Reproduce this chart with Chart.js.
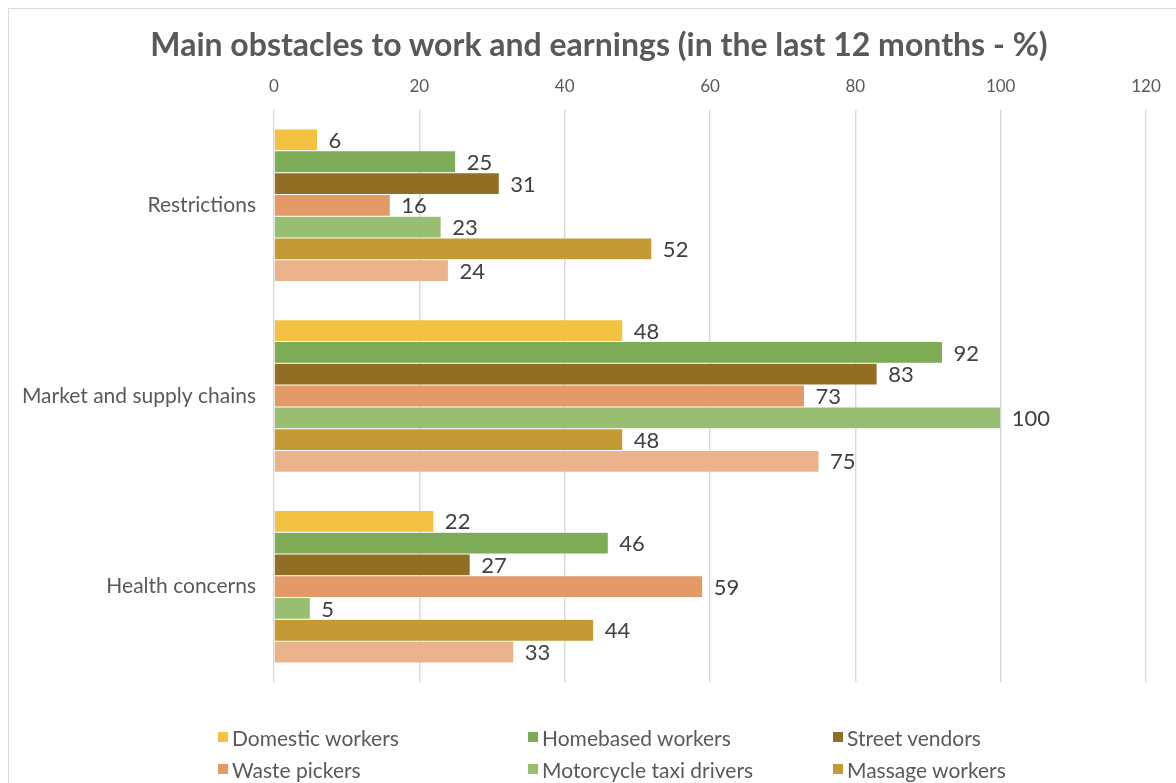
<!DOCTYPE html>
<html>
<head>
<meta charset="utf-8">
<script src="https://cdn.jsdelivr.net/npm/chart.js@4/dist/chart.umd.min.js"></script>
<style>
    html, body { margin: 0; padding: 0; background: #fff; overflow: hidden; }
    body { width: 1176px; height: 783px; position: relative; font-family: Lato, "Open Sans", sans-serif; }
    #frame { position: absolute; left: 8px; top: 8px; width: 1300px; height: 900px; border: 1px solid #d9d9d9; }
    #chart { position: absolute; left: 0; top: 0; }
    #title { position: absolute; left: 0; top: 24px; width: 1198px; text-align: center; font-size: 32px; font-weight: bold; color: #595959; white-space: nowrap; }
    #legend { position: absolute; left: 218px; top: 724px; display: grid; grid-template-columns: 310px 305px 320px; row-gap: 6px; }
    .item { display: flex; align-items: center; font-size: 21px; color: #595959; height: 26px; white-space: nowrap; }
    .box { width: 10px; height: 10px; margin-right: 4px; }
</style>
</head>
<body>
<div id="frame"></div>
<canvas id="chart" width="1176" height="783"></canvas>
<div id="title">Main obstacles to work and earnings (in the last 12 months - %)</div>
<div id="legend"></div>
<script>
// Chart data
const categories = ['Restrictions', 'Market and supply chains', 'Health concerns'];
const seriesNames = ['Domestic workers', 'Homebased workers', 'Street vendors', 'Waste pickers',
    'Motorcycle taxi drivers', 'Massage workers', 'Market traders'];
const seriesColors = ['#F4C242', '#7DAB56', '#906F24', '#E39A66', '#98BF71', '#C49A35', '#EAB38B'];
const domesticValues = [6, 48, 22];
const homebasedValues = [25, 92, 46];
const streetValues = [31, 83, 27];
const wasteValues = [16, 73, 59];
const motorcycleValues = [23, 100, 5];
const massageValues = [52, 48, 44];
const marketValues = [24, 75, 33];
const xTicks = [0, 20, 40, 60, 80, 100, 120];

const seriesValues = [domesticValues, homebasedValues, streetValues, wasteValues,
    motorcycleValues, massageValues, marketValues];

// Value labels at the end of each bar
const barLabels = {
    id: 'barLabels',
    afterDatasetsDraw(chart) {
        const ctx = chart.ctx;
        ctx.save();
        ctx.font = '22px Lato';
        ctx.fillStyle = '#404040';
        ctx.textAlign = 'left';
        ctx.textBaseline = 'middle';
        chart.data.datasets.forEach((ds, i) => {
            chart.getDatasetMeta(i).data.forEach((bar, j) => {
                ctx.fillText(ds.data[j], bar.x + 11, bar.y + 1);
            });
        });
        ctx.restore();
    }
};

new Chart(document.getElementById('chart'), {
    type: 'bar',
    data: {
        labels: categories,
        datasets: seriesNames.map((name, i) => ({
            label: name,
            data: seriesValues[i],
            backgroundColor: seriesColors[i],
            borderColor: 'rgba(255,255,255,0.6)',
            borderWidth: 0.5,
            barPercentage: 1,
            categoryPercentage: 0.8
        }))
    },
    options: {
        indexAxis: 'y',
        responsive: false,
        animation: false,
        layout: { padding: { left: 10, right: 30, top: 62, bottom: 101 } },
        plugins: {
            legend: { display: false },
            tooltip: { enabled: false },
            title: { display: false }
        },
        scales: {
            x: {
                position: 'top',
                min: 0,
                max: 120,
                afterBuildTicks: s => { s.ticks = xTicks.map(v => ({ value: v })); },
                afterFit: s => { s.height = 48; },
                ticks: { color: '#595959', font: { family: 'Lato', size: 17 }, padding: 13 },
                grid: { color: '#d9d9d9', lineWidth: 1.5, drawTicks: false },
                border: { display: false }
            },
            y: {
                afterFit: s => { s.width = 264; },
                ticks: { color: '#595959', font: { family: 'Lato', size: 21 }, padding: 18 },
                grid: { display: false, drawTicks: false },
                border: { display: false }
            }
        }
    },
    plugins: [barLabels]
});

// Legend laid out in columns like the original
const legend = document.getElementById('legend');
seriesNames.forEach((name, i) => {
    const item = document.createElement('div');
    item.className = 'item';
    item.innerHTML = `<span class="box" style="background:${seriesColors[i]}"></span>${name}`;
    legend.appendChild(item);
});
</script>
</body>
</html>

▸ **Problem details**:
Please transcribe the material above exactly as written. Leave the pictures out.

▸ **Response to this exercise**:
Reproduce this chart with Chart.js.
<!DOCTYPE html>
<html>
<head>
<meta charset="utf-8">
<script src="https://cdn.jsdelivr.net/npm/chart.js@4/dist/chart.umd.min.js"></script>
<style>
    html, body { margin: 0; padding: 0; background: #fff; overflow: hidden; }
    body { width: 1176px; height: 783px; position: relative; font-family: Lato, "Open Sans", sans-serif; }
    #frame { position: absolute; left: 8px; top: 8px; width: 1300px; height: 900px; border: 1px solid #d9d9d9; }
    #chart { position: absolute; left: 0; top: 0; }
    #title { position: absolute; left: 0; top: 24px; width: 1198px; text-align: center; font-size: 32px; font-weight: bold; color: #595959; white-space: nowrap; }
    #legend { position: absolute; left: 218px; top: 724px; display: grid; grid-template-columns: 310px 305px 320px; row-gap: 6px; }
    .item { display: flex; align-items: center; font-size: 21px; color: #595959; height: 26px; white-space: nowrap; }
    .box { width: 10px; height: 10px; margin-right: 4px; }
</style>
</head>
<body>
<div id="frame"></div>
<canvas id="chart" width="1176" height="783"></canvas>
<div id="title">Main obstacles to work and earnings (in the last 12 months - %)</div>
<div id="legend"></div>
<script>
// Chart data
const categories = ['Restrictions', 'Market and supply chains', 'Health concerns'];
const seriesNames = ['Domestic workers', 'Homebased workers', 'Street vendors', 'Waste pickers',
    'Motorcycle taxi drivers', 'Massage workers', 'Market traders'];
const seriesColors = ['#F4C242', '#7DAB56', '#906F24', '#E39A66', '#98BF71', '#C49A35', '#EAB38B'];
const domesticValues = [6, 48, 22];
const homebasedValues = [25, 92, 46];
const streetValues = [31, 83, 27];
const wasteValues = [16, 73, 59];
const motorcycleValues = [23, 100, 5];
const massageValues = [52, 48, 44];
const marketValues = [24, 75, 33];
const xTicks = [0, 20, 40, 60, 80, 100, 120];

const seriesValues = [domesticValues, homebasedValues, streetValues, wasteValues,
    motorcycleValues, massageValues, marketValues];

// Value labels at the end of each bar
const barLabels = {
    id: 'barLabels',
    afterDatasetsDraw(chart) {
        const ctx = chart.ctx;
        ctx.save();
        ctx.font = '22px Lato';
        ctx.fillStyle = '#404040';
        ctx.textAlign = 'left';
        ctx.textBaseline = 'middle';
        chart.data.datasets.forEach((ds, i) => {
            chart.getDatasetMeta(i).data.forEach((bar, j) => {
                ctx.fillText(ds.data[j], bar.x + 11, bar.y + 1);
            });
        });
        ctx.restore();
    }
};

new Chart(document.getElementById('chart'), {
    type: 'bar',
    data: {
        labels: categories,
        datasets: seriesNames.map((name, i) => ({
            label: name,
            data: seriesValues[i],
            backgroundColor: seriesColors[i],
            borderColor: 'rgba(255,255,255,0.6)',
            borderWidth: 0.5,
            barPercentage: 1,
            categoryPercentage: 0.8
        }))
    },
    options: {
        indexAxis: 'y',
        responsive: false,
        animation: false,
        layout: { padding: { left: 10, right: 30, top: 62, bottom: 101 } },
        plugins: {
            legend: { display: false },
            tooltip: { enabled: false },
            title: { display: false }
        },
        scales: {
            x: {
                position: 'top',
                min: 0,
                max: 120,
                afterBuildTicks: s => { s.ticks = xTicks.map(v => ({ value: v })); },
                afterFit: s => { s.height = 48; },
                ticks: { color: '#595959', font: { family: 'Lato', size: 17 }, padding: 13 },
                grid: { color: '#d9d9d9', lineWidth: 1.5, drawTicks: false },
                border: { display: false }
            },
            y: {
                afterFit: s => { s.width = 264; },
                ticks: { color: '#595959', font: { family: 'Lato', size: 21 }, padding: 18 },
                grid: { display: false, drawTicks: false },
                border: { display: false }
            }
        }
    },
    plugins: [barLabels]
});

// Legend laid out in columns like the original
const legend = document.getElementById('legend');
seriesNames.forEach((name, i) => {
    const item = document.createElement('div');
    item.className = 'item';
    item.innerHTML = `<span class="box" style="background:${seriesColors[i]}"></span>${name}`;
    legend.appendChild(item);
});
</script>
</body>
</html>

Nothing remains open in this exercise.